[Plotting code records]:
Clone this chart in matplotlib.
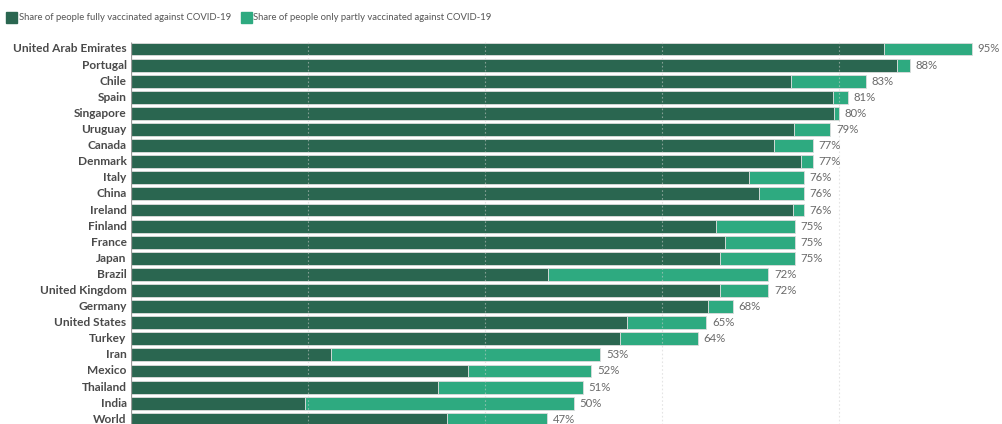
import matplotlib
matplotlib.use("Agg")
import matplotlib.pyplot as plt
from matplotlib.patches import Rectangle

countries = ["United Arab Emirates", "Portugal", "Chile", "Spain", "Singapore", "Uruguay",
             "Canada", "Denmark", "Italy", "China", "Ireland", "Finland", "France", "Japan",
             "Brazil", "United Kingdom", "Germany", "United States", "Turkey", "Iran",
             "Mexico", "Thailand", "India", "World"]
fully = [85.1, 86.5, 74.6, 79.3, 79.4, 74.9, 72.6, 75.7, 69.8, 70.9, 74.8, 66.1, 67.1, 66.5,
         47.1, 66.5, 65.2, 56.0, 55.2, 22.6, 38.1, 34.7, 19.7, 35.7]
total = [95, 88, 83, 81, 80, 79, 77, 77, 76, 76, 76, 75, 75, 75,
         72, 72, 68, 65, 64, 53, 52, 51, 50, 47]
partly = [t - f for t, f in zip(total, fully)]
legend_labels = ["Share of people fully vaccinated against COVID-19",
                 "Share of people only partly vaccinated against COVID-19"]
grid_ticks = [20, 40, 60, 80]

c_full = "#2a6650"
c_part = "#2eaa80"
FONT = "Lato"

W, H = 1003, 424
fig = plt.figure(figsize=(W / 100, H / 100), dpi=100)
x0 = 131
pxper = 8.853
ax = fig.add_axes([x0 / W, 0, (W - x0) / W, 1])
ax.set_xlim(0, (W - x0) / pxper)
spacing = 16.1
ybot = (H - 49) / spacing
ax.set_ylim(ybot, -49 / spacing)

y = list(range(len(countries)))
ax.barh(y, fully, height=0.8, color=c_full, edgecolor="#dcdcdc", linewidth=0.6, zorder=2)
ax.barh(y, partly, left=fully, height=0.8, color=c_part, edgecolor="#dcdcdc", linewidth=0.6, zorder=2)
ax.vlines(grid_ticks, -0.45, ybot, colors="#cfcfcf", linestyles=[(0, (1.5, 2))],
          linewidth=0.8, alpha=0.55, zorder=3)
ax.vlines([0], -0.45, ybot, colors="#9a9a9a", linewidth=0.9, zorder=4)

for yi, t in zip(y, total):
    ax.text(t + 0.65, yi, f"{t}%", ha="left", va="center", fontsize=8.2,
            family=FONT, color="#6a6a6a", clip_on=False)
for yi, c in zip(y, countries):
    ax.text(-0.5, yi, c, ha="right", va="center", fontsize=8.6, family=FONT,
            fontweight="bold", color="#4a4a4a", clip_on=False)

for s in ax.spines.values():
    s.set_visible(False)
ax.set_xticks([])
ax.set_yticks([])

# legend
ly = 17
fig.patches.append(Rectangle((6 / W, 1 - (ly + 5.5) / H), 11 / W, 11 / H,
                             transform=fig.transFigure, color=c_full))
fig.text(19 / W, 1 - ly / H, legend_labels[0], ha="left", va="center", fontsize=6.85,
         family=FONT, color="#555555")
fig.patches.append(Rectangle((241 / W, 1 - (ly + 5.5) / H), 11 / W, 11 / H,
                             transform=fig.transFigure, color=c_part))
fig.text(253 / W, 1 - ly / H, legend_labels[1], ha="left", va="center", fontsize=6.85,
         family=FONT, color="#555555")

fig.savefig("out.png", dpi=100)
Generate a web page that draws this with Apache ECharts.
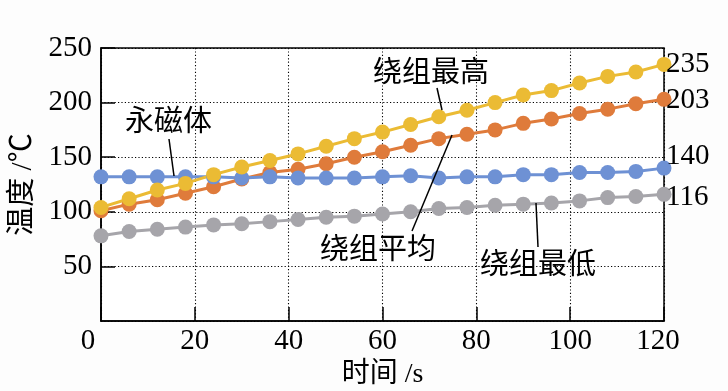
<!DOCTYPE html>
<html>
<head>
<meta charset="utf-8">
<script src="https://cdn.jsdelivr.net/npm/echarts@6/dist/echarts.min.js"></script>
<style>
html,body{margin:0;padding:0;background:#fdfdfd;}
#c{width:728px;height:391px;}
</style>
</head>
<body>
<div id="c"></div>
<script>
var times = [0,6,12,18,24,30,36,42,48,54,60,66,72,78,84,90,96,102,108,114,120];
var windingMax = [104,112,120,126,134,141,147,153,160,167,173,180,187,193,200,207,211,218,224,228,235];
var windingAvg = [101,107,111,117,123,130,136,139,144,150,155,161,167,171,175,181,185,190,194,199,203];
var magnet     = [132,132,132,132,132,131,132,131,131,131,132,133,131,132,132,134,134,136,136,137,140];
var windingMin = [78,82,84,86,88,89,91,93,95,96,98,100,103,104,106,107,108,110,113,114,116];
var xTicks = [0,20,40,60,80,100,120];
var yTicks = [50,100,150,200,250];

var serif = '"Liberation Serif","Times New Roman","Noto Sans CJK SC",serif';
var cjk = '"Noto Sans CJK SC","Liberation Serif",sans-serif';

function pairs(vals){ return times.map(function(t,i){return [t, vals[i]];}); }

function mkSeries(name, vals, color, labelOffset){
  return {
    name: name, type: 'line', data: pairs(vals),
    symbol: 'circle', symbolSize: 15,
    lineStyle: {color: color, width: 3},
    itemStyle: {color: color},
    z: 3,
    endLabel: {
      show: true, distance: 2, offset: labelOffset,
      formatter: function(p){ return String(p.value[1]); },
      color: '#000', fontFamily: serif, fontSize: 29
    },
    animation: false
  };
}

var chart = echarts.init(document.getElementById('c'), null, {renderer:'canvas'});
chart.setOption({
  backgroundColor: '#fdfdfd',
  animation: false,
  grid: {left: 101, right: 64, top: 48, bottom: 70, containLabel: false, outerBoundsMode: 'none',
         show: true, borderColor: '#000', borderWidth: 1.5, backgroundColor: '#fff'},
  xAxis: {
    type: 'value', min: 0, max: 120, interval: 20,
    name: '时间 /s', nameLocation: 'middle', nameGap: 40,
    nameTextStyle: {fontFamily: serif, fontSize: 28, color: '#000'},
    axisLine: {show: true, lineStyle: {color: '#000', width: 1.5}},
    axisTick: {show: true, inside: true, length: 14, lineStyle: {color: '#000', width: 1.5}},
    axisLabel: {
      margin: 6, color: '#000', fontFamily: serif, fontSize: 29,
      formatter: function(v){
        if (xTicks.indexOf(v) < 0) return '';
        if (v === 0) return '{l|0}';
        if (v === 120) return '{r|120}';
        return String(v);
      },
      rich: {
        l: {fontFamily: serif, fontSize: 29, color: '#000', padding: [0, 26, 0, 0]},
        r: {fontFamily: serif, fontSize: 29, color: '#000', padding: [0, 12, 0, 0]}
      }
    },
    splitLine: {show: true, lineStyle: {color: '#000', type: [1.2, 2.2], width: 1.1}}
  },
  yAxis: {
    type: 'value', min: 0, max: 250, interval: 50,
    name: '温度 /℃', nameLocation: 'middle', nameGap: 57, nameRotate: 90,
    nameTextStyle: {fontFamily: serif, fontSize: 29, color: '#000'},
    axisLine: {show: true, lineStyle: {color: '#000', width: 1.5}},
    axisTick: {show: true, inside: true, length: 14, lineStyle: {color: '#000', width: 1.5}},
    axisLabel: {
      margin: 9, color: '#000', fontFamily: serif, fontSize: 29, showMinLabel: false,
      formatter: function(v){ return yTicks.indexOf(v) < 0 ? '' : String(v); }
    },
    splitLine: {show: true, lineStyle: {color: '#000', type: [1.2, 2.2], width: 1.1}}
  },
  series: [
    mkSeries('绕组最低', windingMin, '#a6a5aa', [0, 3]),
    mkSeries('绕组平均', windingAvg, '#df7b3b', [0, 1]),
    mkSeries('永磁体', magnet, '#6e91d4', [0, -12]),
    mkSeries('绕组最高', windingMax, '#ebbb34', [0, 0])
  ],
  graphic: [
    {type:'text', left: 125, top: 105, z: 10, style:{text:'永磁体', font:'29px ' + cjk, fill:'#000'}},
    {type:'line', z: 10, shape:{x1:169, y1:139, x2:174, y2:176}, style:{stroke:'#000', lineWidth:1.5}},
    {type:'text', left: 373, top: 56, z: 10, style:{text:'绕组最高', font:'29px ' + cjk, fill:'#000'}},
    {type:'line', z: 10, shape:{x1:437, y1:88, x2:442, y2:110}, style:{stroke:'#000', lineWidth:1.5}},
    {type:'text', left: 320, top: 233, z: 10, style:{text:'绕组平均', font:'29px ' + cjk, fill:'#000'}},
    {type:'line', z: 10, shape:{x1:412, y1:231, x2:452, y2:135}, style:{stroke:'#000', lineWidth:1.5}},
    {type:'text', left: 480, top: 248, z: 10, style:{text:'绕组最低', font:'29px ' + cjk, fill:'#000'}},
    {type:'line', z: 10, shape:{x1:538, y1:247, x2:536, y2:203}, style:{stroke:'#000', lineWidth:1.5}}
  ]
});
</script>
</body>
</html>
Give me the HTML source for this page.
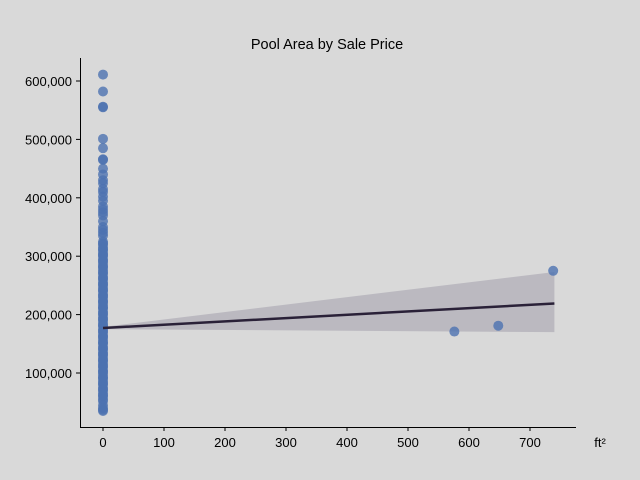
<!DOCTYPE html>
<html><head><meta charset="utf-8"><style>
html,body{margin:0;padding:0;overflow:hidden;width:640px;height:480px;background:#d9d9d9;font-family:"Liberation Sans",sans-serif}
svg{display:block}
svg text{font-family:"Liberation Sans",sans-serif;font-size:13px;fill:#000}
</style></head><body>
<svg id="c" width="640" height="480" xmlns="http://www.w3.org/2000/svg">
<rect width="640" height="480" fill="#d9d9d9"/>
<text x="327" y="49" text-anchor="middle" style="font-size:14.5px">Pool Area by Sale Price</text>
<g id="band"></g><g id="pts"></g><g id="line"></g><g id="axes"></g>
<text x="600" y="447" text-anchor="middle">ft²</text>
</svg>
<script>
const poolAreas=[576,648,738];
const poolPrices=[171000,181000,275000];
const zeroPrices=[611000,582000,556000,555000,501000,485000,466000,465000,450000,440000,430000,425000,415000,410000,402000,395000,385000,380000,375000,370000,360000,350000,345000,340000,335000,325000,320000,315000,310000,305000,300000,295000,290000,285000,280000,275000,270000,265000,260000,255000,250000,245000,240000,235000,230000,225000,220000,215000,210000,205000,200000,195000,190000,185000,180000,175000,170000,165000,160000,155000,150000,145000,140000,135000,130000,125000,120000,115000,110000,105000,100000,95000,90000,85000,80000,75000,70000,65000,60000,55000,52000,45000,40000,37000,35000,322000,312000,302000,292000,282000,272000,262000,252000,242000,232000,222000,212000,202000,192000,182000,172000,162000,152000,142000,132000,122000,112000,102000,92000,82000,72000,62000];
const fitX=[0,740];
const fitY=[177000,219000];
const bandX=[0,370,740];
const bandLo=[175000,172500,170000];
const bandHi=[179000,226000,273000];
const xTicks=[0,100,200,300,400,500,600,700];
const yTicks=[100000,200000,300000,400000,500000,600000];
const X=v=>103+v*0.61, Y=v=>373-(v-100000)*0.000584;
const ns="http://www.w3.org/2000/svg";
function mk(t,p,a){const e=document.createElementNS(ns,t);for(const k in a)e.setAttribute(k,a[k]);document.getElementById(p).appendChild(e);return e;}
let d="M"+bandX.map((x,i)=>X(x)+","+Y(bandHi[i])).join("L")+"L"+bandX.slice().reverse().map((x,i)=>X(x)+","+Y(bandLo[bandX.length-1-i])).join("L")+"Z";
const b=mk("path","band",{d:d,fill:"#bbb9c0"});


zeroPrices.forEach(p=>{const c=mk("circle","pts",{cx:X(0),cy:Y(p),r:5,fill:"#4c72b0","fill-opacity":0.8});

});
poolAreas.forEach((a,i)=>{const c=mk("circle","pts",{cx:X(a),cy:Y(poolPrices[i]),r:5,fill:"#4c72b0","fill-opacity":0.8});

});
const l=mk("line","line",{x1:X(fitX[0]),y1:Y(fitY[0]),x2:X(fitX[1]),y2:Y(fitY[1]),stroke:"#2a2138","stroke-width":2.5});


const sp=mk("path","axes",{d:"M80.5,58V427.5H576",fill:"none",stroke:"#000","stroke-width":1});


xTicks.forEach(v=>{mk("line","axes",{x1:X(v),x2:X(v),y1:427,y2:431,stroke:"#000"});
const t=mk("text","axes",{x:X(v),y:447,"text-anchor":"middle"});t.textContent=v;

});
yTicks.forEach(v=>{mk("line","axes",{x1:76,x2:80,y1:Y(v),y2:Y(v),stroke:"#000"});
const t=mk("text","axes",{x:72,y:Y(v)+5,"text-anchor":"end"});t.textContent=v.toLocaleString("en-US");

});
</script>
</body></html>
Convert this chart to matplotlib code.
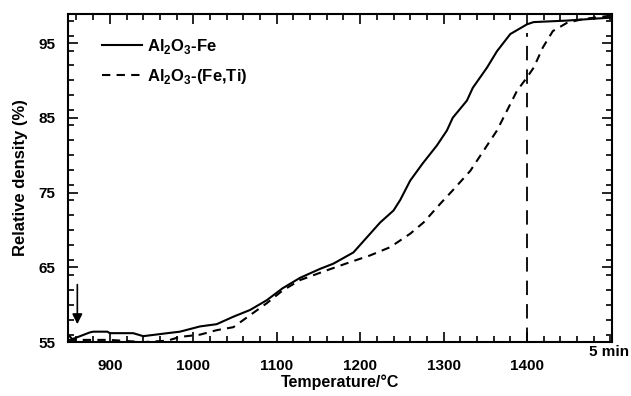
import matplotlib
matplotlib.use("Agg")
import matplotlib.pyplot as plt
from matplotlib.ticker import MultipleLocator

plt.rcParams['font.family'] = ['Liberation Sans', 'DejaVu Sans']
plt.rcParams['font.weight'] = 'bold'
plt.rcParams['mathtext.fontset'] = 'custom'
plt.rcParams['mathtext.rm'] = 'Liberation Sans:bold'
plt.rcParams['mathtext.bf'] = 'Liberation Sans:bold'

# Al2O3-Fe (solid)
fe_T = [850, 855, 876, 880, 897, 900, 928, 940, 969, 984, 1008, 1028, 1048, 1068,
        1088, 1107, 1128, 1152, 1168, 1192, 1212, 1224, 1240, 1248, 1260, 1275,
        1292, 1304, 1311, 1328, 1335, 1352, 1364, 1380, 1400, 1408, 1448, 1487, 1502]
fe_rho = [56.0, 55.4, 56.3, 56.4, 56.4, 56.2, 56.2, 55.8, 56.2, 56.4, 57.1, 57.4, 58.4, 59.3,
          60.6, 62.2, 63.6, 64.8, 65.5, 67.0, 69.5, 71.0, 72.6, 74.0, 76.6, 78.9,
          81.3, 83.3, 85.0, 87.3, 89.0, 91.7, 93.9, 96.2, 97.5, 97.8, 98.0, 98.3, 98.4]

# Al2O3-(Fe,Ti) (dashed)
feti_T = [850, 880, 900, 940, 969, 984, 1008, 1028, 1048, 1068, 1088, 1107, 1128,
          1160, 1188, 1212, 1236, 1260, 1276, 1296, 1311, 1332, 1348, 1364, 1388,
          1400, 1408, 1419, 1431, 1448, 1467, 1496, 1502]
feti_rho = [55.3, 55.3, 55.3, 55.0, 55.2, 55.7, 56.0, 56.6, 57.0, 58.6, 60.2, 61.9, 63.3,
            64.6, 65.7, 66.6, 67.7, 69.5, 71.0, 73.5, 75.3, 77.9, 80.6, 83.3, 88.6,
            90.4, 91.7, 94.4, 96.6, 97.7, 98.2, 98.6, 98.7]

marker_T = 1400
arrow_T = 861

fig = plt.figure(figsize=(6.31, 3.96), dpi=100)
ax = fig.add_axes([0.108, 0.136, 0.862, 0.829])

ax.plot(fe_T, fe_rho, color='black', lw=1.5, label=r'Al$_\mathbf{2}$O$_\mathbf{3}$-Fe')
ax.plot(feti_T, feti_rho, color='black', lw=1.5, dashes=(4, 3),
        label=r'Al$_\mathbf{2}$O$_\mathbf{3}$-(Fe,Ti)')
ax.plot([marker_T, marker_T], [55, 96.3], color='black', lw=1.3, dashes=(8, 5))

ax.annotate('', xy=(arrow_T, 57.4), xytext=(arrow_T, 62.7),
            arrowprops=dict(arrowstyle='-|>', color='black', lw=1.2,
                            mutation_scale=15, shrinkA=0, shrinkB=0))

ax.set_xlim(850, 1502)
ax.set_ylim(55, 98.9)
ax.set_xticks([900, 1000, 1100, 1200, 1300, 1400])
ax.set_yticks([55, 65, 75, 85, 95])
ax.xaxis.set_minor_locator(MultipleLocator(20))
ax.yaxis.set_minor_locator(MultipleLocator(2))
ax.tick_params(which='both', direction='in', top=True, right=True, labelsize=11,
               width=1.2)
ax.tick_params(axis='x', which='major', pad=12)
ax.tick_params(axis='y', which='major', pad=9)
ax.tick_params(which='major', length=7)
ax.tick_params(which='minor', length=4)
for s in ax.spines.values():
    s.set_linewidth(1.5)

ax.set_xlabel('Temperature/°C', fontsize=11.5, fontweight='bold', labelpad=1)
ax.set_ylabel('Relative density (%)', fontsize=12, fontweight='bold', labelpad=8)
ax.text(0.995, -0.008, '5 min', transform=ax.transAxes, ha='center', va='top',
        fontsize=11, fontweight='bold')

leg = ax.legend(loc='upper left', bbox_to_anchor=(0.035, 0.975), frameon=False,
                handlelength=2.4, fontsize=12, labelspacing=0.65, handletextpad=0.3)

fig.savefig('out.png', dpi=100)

[EXERCISE AIM]:
Locate the word "matplotlib" in the records and collect each line it appears in.

[THE OUTPUT]:
Clone this chart in matplotlib.
import matplotlib
matplotlib.use("Agg")
import matplotlib.pyplot as plt
from matplotlib.patches import Rectangle
Convert this chart to matplotlib code.
import matplotlib
matplotlib.use("Agg")
import matplotlib.pyplot as plt
from matplotlib.ticker import MultipleLocator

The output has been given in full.